It says something about a school when parents are willing to apply to have their child enrolled there, even if it’s not the closest school to their home. One family that did that is Rachel Kidd’s, whose son Liam is in Kindergarten at St. John the Baptist-King Edward School, located deep in the south end of Saint John.
The reason? Because she was looking for a school where her son’s complex needs would be accepted, where he could learn and succeed, and where he would be included in his classroom with his peers. She found that at SJB-KE, where she also found the teacher that made it happen.
That teacher, Ms. Janet Flood, and her peers that make up the K to 2 team at St. John the Baptist-King Edward School, are recipients of a 2018 National Inclusive Education Award. They received the National Recognition Certificate at a ceremony at Government House in Fredericton on Thursday, February 9. Presented by the Canadian Association for Community Living (CACL), the certificates recognize individuals or groups that have made or are making an outstanding contribution to inclusive education in their province or territory. The event, organized by NBACL on behalf of the Canadian Association for Community Living (CACL), is the focal point for celebrations marking National Inclusive Education Month.
Liam is on the Autism spectrum and, due to difficulties with communication, has had behaviour issues that caused his parents to worry about his entry into Kindergarten.
“At the school we’re zoned for, Liam went to one hour of the Kindergarten prep day,” Ms. Kidd wrote in her letter of support for Mrs. Flood’s nomination. Things didn’t go well, and that one unsuccessful hour sparked weeks of anxiety for Liam, and for his parents, to the point where they decided to look into different schools.
When they asked for recommendations from parents who also had children with an intellectual disability, “we kept getting the same answer: St. John the Baptist!” and, “If at all possible, try to get him into Mrs. Flood’s class!”
Liam’s transfer to SJB-KE was approved and, “amazingly, he was in the legendary Mrs. Flood’s class!” Ms. Kidd recounted. It still wasn’t easy at first, but, “The difference here was, I would e-mail Mrs. Flood, the vice-principal and the principal about concerns and would hear back immediately!” And “they were open to ideas we had, and had ideas of their own.”
As a result, by mid-December, Liam had progressed to the point where his anxiety about going to school “is rarely an issue,” said Ms.

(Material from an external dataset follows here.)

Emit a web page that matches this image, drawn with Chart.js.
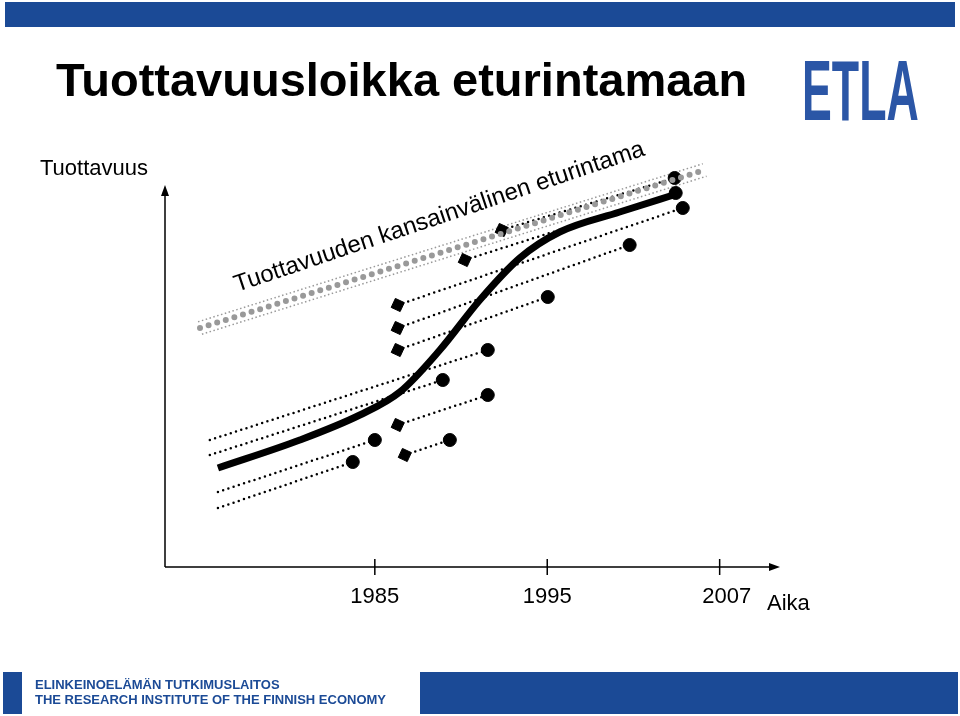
<!DOCTYPE html>
<html><head><meta charset="utf-8">
<script src="https://cdn.jsdelivr.net/npm/chart.js@4"></script>
<style>html,body{margin:0;padding:0;background:#fff;overflow:hidden}#w{position:relative;width:960px;height:716px}</style>
</head><body><div id="w"><canvas id="c" width="960" height="716"></canvas></div>
<script>
// x: time index (1985=10, 1995=20, 2007=30), y: productivity index
const tickValues = [10, 20, 30];
const tickLabels = ['1985', '1995', '2007'];
const circles = [[8.72,26.25],[10,31.75],[14.35,31.75],[13.94,46.75],[16.55,43],[16.55,54.25],[20.03,67.5],[24.78,80.5],[27.39,97.25],[27.45,93.5],[27.86,89.75]];
const diamonds = [[11.74,28],[11.33,35.5],[11.33,54.25],[11.33,59.75],[11.33,65.5],[15.22,76.75],[17.36,84.25]];
const curve = [[0.9,24.75],[5.65,31.75],[9.13,38],[11.45,43.75],[13.77,54.25],[16.09,66.75],[18.41,77.25],[20.72,83.75],[24.2,88.75],[27.68,93.5]];
const paths = [
 [[0.43,31.75],[16.55,54.25]],[[0.43,28],[13.94,46.75]],[[0.9,18.75],[10,31.75]],[[0.9,14.75],[8.72,26.25]],
 [[11.33,35.5],[16.55,43]],[[11.74,28],[14.35,31.75]],[[11.33,54.25],[20.03,67.5]],[[11.33,59.75],[24.78,80.5]],
 [[11.33,65.5],[27.86,89.75]],[[15.22,76.75],[27.45,93.5]],[[17.36,84.25],[27.39,97.25]]];
const frontier = [[-0.14,59.75],[29.13,99.25]];
const frontierLabel = 'Tuottavuuden kansainvälinen eturintama';
const xMin = -2.17, xMax = 33.5, yMin = 0, yMax = 100, yAxisTop = 95.5;

const pt = a => ({x:a[0], y:a[1]});
const ds = [];
ds.push({data:frontier.map(pt), borderColor:'#999', borderWidth:6, borderDash:[0,9], borderCapStyle:'round', pointRadius:0});
paths.forEach(p => ds.push({data:p.map(pt), borderColor:'#000', borderWidth:2.5, borderDash:[0,5.5], borderCapStyle:'round', pointRadius:0}));
ds.push({data:curve.map(pt), borderColor:'#000', borderWidth:7, tension:0.4, cubicInterpolationMode:'monotone', pointRadius:0});
ds.push({data:circles.map(pt), showLine:false, pointStyle:'circle', pointRadius:6.5, backgroundColor:'#000', borderColor:'#000'});
ds.push({data:diamonds.map(pt), showLine:false, pointStyle:'rectRot', pointRadius:7, backgroundColor:'#000', borderColor:'#000', rotation:-20});

const deco = {
 id:'deco',
 beforeDraw(ch){
  const c = ch.ctx, xs = ch.scales.x, ys = ch.scales.y;
  c.save();
  c.fillStyle = '#1b4a96';
  c.fillRect(5,2,950,25);
  c.fillRect(3,672,19,42);
  c.fillRect(420,672,538,42);
  c.fillStyle = '#000';
  c.font = 'bold 47px "Liberation Sans", Arial';
  c.fillText('Tuottavuusloikka eturintamaan', 56, 96);
  // logo
  c.save(); c.fillStyle = '#2b56a6'; c.translate(802,120); c.scale(0.52,1);
  c.font = 'bold 86px "Liberation Sans", Arial'; c.fillText('ETLA', 0, 0); c.restore();
  c.fillStyle = '#1b4a96'; c.font = 'bold 13px "Liberation Sans", Arial';
  c.fillText('ELINKEINOELÄMÄN TUTKIMUSLAITOS', 35, 689);
  c.fillText('THE RESEARCH INSTITUTE OF THE FINNISH ECONOMY', 35, 704);
  c.fillStyle = '#000'; c.font = '22px "Liberation Sans", Arial';
  c.fillText('Tuottavuus', 40, 175);
  c.fillText('Aika', 767, 610);
  // axes
  const x0 = xs.getPixelForValue(xMin), y0 = ys.getPixelForValue(yMin);
  const xr = xs.getPixelForValue(xMax), yt = ys.getPixelForValue(yAxisTop);
  c.strokeStyle = '#000'; c.lineWidth = 1.5;
  c.beginPath(); c.moveTo(x0,y0); c.lineTo(x0,yt+8); c.moveTo(x0,y0); c.lineTo(xr-8,y0); c.stroke();
  c.beginPath(); c.moveTo(x0,yt); c.lineTo(x0-4,yt+11); c.lineTo(x0+4,yt+11); c.closePath(); c.fill();
  c.beginPath(); c.moveTo(xr,y0); c.lineTo(xr-11,y0-4); c.lineTo(xr-11,y0+4); c.closePath(); c.fill();
  c.textAlign = 'center';
  tickValues.forEach((v,i) => {
   const px = xs.getPixelForValue(v);
   c.beginPath(); c.moveTo(px,y0-8); c.lineTo(px,y0+8); c.stroke();
   c.fillText(tickLabels[i], px + (i==2?7:0), 603);
  });
  // frontier edges
  const a = {x:xs.getPixelForValue(frontier[0][0]), y:ys.getPixelForValue(frontier[0][1])};
  const b = {x:xs.getPixelForValue(frontier[1][0]), y:ys.getPixelForValue(frontier[1][1])};
  const ang = Math.atan2(b.y-a.y, b.x-a.x);
  const nx = -Math.sin(ang)*6.5, ny = Math.cos(ang)*6.5;
  c.strokeStyle = '#999'; c.lineWidth = 1.5; c.setLineDash([1.5,2.5]);
  c.beginPath(); c.moveTo(a.x+nx,a.y+ny); c.lineTo(b.x+nx,b.y+ny); c.moveTo(a.x-nx,a.y-ny); c.lineTo(b.x-nx,b.y-ny); c.stroke();
  c.setLineDash([]);
  c.save(); c.translate(a.x+37, a.y-36); c.rotate(ang-0.02);
  c.textAlign='left'; c.fillStyle='#000'; c.font = '24px "Liberation Sans", Arial';
  c.fillText(frontierLabel, 0, 0); c.restore();
  c.restore();
 }
};

new Chart(document.getElementById('c'), {
 type:'line',
 data:{datasets:ds},
 options:{
  responsive:false, animation:false, events:[],
  layout:{padding:{left:165,right:180,top:167,bottom:149}},
  plugins:{legend:{display:false}, tooltip:{enabled:false}},
  scales:{
   x:{type:'linear', min:xMin, max:xMax, display:false},
   y:{type:'linear', min:yMin, max:yMax, display:false}
  }
 },
 plugins:[deco]
});
</script></body></html>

Kidd. “I see him initiate conversations with other children now,” and, “Last weekend I was putting him to bed and he said to me, ‘Mum, I’m ok with going to school on Monday.’
“I honestly don’t know how transitioning to Kindergarten could have worked out in any other environment,” Ms. Kidd concluded. “St. John the Baptist led us through it in a calm, cooperative, respectful way which has resulted in successes I didn’t think would be possible.”
Dan White and Marsha Stevens, also the parents of a boy on the Autism Spectrum who attends St. John the Baptist-King Edward School, summed it up this way in their letter of support for Mrs. Flood’s nomination:
“You hear in the news all the time about how the inclusion program doesn’t work and how students with behaviour or sensory issues are only allowed to attend school for short periods of time. This is not the case at St. John the Baptist-King Edward School,” they wrote, adding that their son, now in his 4th year at SJB-KE, “has never been sent home early.”
The chair of SJB-KE’s PSSC added her endorsement of the award this way:
“The Ten Year Plan for Education . . . talks about everyone at their best, and how students, families, school staff and the department can play a part in ensuring this goal. At St. John the Baptist-King Edward School, I have seen the best countless times as a parent and a volunteer.
“I have seen the change in my own children as they witness the exceptionalities in their classmates being embraced and celebrated.
“It has made my children better people.”
The Canadian Association for Community Living has been recognizing outstanding inclusive practices in Canada’s education system annually since 2007, with provincial and territorial community living associations like NBACL charged with accepting nominations and selecting recipients.
NBACL is a provincial, non-profit organization that works on behalf of children and adults with an intellectual disability and their families to end exclusion and ensure that persons with an intellectual disability live, learn, work and participate in community as valued and contributing members.